We hold that Carranza's proposed § 2255 motion is not “second or successive” under AEDPA. He is therefore not required to obtain leave from this Court to file his proposed motion in the district court, and we need not consider the Government's argument that the proposed motion fails to meet the gatekeeping requirements of § 2255(h).4
For the foregoing reasons, Carranza's motion for leave to file a successive § 2255 motion is DENIED as unnecessary, and the matter is TRANSFERRED to the United States District Court for the Southern District of New York with instructions that Carranza's § 2255 motion be accepted for filing.

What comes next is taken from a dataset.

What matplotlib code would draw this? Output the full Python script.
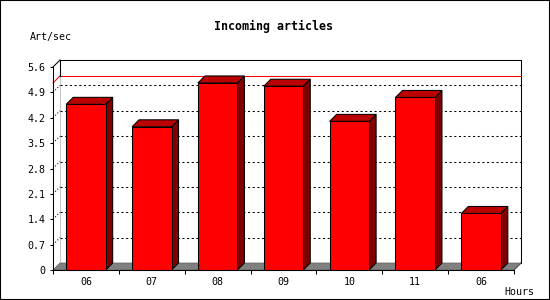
import matplotlib
matplotlib.use('Agg')
import matplotlib.pyplot as plt
from matplotlib.patches import Polygon, Rectangle

# data
hours = ['06', '07', '08', '09', '10', '11', '06']
rate = [4.57, 3.95, 5.16, 5.07, 4.10, 4.76, 1.56]
yticks = [0, 0.7, 1.4, 2.1, 2.8, 3.5, 4.2, 4.9, 5.6]
ymax = 5.6

mono = 'DejaVu Sans Mono'
fig = plt.figure(figsize=(5.5, 3), dpi=100)
ax = fig.add_axes([53 / 550, 30 / 300, 461 / 550, 203 / 300])
ax.set_xlim(0, len(rate))
ax.set_ylim(0, ymax)
ax.patch.set_visible(False)
for s in ['top', 'right']:
    ax.spines[s].set_visible(False)
for s in ['left', 'bottom']:
    ax.spines[s].set_linewidth(0.75)
    ax.spines[s].set_zorder(10)

# depth of the 3d effect: 7 px right and up, in data units
p0 = ax.transData.transform((0, 0))
dx, dy = ax.transData.inverted().transform(p0 + [7, 7])
n = len(rate)

# back wall
ax.add_patch(Rectangle((dx, dy), n, ymax, facecolor='white', edgecolor='none', zorder=0, clip_on=False))
ax.plot([dx, n + dx], [ymax + dy, ymax + dy], color='black', lw=0.75, clip_on=False, zorder=1)
ax.plot([n + dx, n + dx], [dy, ymax + dy], color='black', lw=0.75, clip_on=False, zorder=1)
ax.plot([0, dx], [ymax, ymax + dy], color='black', lw=0.75, clip_on=False, zorder=1)
ax.plot([n, n + dx], [0, dy], color='black', lw=0.75, clip_on=False, zorder=1)
ax.plot([dx, dx], [dy, ymax + dy], color='#c8c8c8', lw=0.75, clip_on=False, zorder=1)

# dotted grid on back wall and side
for t in yticks[1:-1]:
    ax.plot([dx, n + dx], [t + dy, t + dy], color='black', lw=0.75, ls=(0, (2, 2.5)), clip_on=False, zorder=1)
    ax.plot([0, dx], [t, t + dy], color='black', lw=0.75, ls=(0, (1, 2)), clip_on=False, zorder=1)

# max line
m = max(rate)
ax.plot([dx, n + dx], [m + dy, m + dy], color='red', lw=0.75, clip_on=False, zorder=2)
ax.plot([0, dx], [m, m + dy], color='red', lw=0.75, clip_on=False, zorder=2)
ax.plot([dx, dx], [m + dy, ymax + dy], color='black', lw=0.75, clip_on=False, zorder=2)

# floor
ax.add_patch(Polygon([(0, 0), (n, 0), (n + dx, dy), (dx, dy)], closed=True,
                     facecolor='#808080', edgecolor='#606060', lw=0.5, zorder=3, clip_on=False))

# bars
w = 0.6
for i, v in enumerate(rate):
    x0 = i + (1 - w) / 2
    x1 = x0 + w
    kw = dict(closed=True, edgecolor='black', lw=0.75, zorder=4 + i * 0.1, clip_on=False)
    ax.add_patch(Polygon([(x1, 0), (x1 + dx, dy), (x1 + dx, v + dy), (x1, v)], facecolor='#800000', **kw))
    ax.add_patch(Polygon([(x0, v), (x1, v), (x1 + dx, v + dy), (x0 + dx, v + dy)], facecolor='#bb0000', **kw))
    ax.add_patch(Polygon([(x0, 0), (x1, 0), (x1, v), (x0, v)], facecolor='#ff0000', **kw))

# axes ticks and labels
ax.set_yticks(yticks)
ax.set_yticklabels(['0' if t == 0 else f'{t:.1f}' for t in yticks], fontfamily=mono, fontsize=7.2)
ax.tick_params(axis='y', length=2.5, width=0.75, pad=3)
ax.set_xticks(range(n + 1))
ax.set_xticklabels([])
ax.tick_params(axis='x', which='major', length=3, width=0.75)
ax.set_xticks([i + 0.5 for i in range(n)], minor=True)
ax.set_xticklabels(hours, minor=True, fontfamily=mono, fontsize=7.2)
ax.tick_params(axis='x', which='minor', length=0, pad=5)

fig.text(274 / 550, 1 - 26 / 300, 'Incoming articles', ha='center', va='center',
         fontfamily=mono, fontsize=8.4, fontweight='bold')
fig.text(30 / 550, 1 - 37 / 300, 'Art/sec', ha='left', va='center', fontfamily=mono, fontsize=7.2)
fig.text(534 / 550, 1 - 292 / 300, 'Hours', ha='right', va='center', fontfamily=mono, fontsize=7.2)

fig.patches.append(Rectangle((0, 0), 1, 1, transform=fig.transFigure, fill=False,
                             edgecolor='black', lw=1.5, figure=fig))

fig.savefig('out.png', dpi=100, facecolor='white')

1. Because Carranza filed his application on January 26, 2012, the statutory deadline for decision was February 25, 2012. See 28 U .S.C. § 2244(b)(3)(D); Fed. R.App. P. 26(a). However, we may “exceed the 30–day time limit ․ where an issue requires a published opinion that cannot reasonably be prepared within 30 days․” Galtieri v. United States, 128 F.3d 33, 37 (2d Cir.1997).
2. In his motion, Carranza also claimed that his sentence had been illegally enhanced based on an erroneous finding that he was a leader in the conspiracy. By order entered in April 2012, we denied Carranza's request for leave to file a successive § 2255 motion with respect to that claim because he had not satisfied the criteria set forth in 28 U.S.C. § 2255(h).
3. The Government suggests that Vu may be “read to imply” that claims seeking the reinstatement of direct-appeal rights are not § 2255 claims at all and argues that such a reading is “overbroad and incorrect.” Gov't Resp. at 6–7. We note that we have repeatedly considered such claims within the context of § 2255. See, e.g., Campusano, 442 F.3d at 772; Hernandez v. United States, 202 F.3d 486, 488–89 (2d Cir.2000); McHale, 175 F.3d at 117. In any event, we need not address whether Vu implies as much because we do not rely on any such implication to reach our holding today. Rather, we recognize only that the claim raised in Carranza's proposed § 2255 motion differs from many other § 2255 claims in that, for the reasons discussed in the text, it does not call into question the propriety of the underlying conviction or sentence and, therefore, does not constitute an “attack” on that conviction or sentence for purposes of AEDPA's restriction on “second or successive” § 2255 motions. Urinyi, 607 F.3d at 321.
4. To the extent the Government argues that Carranza's proposed § 2255 motion would be untimely, that issue “has no bearing on whether the petition is second or successive.” Vu, 648 F.3d at 114. We therefore express no views on this issue and leave it to the district court to resolve in the first instance. See id.